◆ SET PROBLEM: Where the data below has the string "seaborn", return the whole line.

◆ DATASET EXTRACT:
══════════

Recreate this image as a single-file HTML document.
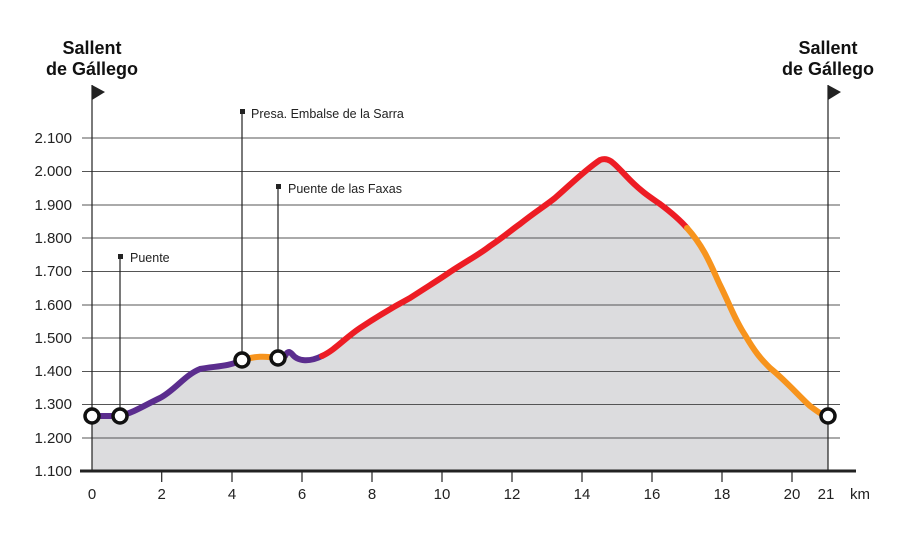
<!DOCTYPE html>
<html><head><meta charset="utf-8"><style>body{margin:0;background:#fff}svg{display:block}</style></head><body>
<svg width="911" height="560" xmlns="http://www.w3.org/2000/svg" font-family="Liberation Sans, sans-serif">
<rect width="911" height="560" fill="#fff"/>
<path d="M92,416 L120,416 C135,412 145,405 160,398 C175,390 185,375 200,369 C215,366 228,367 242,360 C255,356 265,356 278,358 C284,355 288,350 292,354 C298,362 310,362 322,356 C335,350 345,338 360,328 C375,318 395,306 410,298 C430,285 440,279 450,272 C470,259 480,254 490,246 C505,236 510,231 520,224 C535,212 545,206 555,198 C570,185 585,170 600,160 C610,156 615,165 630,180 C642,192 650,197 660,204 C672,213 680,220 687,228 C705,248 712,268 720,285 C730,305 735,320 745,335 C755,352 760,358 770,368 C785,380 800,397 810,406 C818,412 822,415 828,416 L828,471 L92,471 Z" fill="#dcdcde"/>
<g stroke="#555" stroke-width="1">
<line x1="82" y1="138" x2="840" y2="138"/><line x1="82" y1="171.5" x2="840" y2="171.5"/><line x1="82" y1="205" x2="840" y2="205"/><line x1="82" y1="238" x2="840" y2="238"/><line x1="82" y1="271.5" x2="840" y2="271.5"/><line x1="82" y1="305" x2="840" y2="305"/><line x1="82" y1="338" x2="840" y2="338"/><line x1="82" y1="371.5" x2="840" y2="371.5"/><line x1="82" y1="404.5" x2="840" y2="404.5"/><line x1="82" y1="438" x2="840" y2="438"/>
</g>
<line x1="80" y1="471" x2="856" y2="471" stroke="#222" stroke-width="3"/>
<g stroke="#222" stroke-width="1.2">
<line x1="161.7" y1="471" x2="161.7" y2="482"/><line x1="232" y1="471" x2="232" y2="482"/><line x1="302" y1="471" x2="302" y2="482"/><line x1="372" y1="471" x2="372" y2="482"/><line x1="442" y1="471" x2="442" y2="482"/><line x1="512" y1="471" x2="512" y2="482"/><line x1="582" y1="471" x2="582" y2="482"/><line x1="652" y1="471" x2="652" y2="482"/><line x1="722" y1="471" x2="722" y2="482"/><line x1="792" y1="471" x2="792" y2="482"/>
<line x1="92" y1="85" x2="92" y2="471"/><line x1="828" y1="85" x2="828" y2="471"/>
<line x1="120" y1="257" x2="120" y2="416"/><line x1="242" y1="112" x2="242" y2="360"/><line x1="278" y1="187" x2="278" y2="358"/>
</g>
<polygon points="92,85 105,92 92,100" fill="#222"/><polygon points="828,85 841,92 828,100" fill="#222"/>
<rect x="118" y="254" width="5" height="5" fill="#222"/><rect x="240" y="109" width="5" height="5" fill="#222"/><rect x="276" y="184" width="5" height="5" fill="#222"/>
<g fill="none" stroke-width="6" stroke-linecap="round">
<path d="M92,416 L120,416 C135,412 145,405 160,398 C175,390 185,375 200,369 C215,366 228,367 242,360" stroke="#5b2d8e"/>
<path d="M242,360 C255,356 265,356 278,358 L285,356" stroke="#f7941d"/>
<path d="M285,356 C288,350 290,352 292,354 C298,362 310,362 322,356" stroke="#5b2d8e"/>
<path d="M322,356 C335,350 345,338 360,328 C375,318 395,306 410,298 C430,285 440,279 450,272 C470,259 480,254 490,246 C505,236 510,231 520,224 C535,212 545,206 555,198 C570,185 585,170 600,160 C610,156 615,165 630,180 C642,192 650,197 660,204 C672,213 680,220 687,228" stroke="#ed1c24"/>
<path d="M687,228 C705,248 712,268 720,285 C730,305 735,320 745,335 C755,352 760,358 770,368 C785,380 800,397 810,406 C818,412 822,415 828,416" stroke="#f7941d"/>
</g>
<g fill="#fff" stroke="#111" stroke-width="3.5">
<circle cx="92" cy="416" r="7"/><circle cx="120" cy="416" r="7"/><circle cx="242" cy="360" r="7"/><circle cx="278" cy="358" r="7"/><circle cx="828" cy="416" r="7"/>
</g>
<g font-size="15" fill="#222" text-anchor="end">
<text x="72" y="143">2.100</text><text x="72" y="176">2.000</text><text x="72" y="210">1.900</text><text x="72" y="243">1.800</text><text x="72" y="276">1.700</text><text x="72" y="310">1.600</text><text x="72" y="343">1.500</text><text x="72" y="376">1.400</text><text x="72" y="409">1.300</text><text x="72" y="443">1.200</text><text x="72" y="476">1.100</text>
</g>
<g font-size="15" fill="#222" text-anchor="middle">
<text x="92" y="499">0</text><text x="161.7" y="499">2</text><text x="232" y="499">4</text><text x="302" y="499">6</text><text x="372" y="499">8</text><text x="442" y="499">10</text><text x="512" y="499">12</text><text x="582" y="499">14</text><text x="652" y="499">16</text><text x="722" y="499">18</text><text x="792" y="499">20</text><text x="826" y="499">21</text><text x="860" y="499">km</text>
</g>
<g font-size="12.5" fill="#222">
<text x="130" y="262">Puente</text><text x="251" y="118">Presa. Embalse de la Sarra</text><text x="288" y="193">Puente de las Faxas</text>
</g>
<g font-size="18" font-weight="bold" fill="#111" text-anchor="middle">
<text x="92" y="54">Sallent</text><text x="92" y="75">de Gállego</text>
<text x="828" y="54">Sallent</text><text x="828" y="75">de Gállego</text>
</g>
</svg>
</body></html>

══════════

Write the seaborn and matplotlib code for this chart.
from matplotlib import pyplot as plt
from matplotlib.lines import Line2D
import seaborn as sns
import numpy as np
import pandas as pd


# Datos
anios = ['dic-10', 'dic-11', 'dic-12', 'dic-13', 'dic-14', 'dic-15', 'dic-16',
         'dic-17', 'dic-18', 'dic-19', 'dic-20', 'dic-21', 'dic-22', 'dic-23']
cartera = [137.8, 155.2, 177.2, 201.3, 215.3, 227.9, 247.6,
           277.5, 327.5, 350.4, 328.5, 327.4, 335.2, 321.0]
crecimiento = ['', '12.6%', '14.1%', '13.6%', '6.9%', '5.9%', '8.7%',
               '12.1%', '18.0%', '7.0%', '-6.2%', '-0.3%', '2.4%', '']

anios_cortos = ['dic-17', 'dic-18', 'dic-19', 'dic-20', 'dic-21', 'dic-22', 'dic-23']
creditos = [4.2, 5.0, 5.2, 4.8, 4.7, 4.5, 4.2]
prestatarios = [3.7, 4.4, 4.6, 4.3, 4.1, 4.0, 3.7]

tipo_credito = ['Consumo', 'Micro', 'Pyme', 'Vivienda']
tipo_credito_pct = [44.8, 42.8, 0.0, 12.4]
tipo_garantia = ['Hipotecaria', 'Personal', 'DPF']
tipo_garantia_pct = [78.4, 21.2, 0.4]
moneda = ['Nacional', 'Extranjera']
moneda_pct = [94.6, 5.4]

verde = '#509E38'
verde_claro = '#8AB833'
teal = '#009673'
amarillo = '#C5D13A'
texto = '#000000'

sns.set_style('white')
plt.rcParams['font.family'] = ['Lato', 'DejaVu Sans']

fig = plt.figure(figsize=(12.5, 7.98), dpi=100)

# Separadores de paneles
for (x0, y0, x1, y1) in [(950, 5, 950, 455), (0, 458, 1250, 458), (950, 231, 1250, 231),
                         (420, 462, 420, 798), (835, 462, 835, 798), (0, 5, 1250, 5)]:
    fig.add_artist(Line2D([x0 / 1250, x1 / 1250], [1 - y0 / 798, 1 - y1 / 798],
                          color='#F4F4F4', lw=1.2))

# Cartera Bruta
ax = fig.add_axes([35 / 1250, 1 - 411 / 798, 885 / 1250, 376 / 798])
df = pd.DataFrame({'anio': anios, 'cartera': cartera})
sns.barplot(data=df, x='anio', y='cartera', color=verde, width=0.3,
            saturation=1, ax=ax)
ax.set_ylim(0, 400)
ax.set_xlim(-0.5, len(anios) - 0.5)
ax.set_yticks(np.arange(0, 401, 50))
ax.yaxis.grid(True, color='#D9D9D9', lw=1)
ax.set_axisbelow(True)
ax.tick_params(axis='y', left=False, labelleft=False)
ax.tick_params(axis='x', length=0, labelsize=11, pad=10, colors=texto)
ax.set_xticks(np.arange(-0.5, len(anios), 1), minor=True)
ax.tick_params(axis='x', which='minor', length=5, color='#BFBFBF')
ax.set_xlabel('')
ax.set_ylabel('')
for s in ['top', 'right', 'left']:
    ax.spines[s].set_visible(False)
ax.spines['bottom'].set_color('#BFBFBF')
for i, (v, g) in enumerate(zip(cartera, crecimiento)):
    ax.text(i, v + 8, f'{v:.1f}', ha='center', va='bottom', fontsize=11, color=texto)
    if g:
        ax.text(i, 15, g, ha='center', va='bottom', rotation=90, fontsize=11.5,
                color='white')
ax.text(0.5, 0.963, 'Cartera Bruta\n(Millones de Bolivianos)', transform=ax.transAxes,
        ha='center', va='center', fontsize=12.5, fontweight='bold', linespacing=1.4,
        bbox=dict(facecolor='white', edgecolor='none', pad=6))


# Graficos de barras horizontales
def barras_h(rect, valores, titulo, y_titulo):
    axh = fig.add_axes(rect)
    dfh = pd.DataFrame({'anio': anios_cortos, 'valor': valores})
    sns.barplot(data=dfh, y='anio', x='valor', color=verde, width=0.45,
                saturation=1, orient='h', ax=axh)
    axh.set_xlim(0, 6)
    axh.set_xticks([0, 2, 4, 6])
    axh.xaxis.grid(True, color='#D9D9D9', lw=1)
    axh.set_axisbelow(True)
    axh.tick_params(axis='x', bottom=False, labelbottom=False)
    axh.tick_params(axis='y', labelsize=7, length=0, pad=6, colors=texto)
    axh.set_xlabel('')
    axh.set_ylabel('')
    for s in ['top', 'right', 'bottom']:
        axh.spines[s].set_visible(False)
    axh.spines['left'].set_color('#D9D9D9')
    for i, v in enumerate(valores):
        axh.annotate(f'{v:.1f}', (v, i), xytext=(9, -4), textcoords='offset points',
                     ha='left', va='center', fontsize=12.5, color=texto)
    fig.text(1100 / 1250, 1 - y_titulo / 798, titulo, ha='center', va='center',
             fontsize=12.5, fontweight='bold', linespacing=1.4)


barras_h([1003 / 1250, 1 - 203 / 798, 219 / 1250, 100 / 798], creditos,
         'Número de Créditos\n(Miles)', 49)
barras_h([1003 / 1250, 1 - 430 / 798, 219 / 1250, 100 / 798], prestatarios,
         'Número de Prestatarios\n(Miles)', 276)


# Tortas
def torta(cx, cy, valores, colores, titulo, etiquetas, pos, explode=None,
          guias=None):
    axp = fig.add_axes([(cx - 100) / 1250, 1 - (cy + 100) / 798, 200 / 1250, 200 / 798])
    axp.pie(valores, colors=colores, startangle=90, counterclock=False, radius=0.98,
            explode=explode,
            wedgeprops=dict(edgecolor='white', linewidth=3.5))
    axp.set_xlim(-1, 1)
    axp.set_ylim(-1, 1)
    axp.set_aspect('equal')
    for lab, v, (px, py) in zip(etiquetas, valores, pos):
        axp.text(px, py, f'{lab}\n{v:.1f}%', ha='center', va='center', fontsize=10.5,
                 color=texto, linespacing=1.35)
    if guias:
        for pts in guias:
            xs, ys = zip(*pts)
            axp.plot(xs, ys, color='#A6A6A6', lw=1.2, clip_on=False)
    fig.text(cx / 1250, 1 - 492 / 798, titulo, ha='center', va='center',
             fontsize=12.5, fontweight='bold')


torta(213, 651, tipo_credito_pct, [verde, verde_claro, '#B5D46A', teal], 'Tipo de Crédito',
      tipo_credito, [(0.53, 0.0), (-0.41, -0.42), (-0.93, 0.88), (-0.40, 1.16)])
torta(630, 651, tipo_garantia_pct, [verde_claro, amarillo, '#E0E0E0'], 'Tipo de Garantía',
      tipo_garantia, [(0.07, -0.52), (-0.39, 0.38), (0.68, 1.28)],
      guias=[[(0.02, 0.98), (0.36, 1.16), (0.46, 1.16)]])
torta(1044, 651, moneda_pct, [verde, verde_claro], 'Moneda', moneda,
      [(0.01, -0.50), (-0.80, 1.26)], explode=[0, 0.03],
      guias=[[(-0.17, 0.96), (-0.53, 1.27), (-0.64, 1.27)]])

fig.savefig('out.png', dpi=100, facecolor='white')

══════════

◆ TASK ANSWER:
Write the seaborn and matplotlib code for this chart.
import seaborn as sns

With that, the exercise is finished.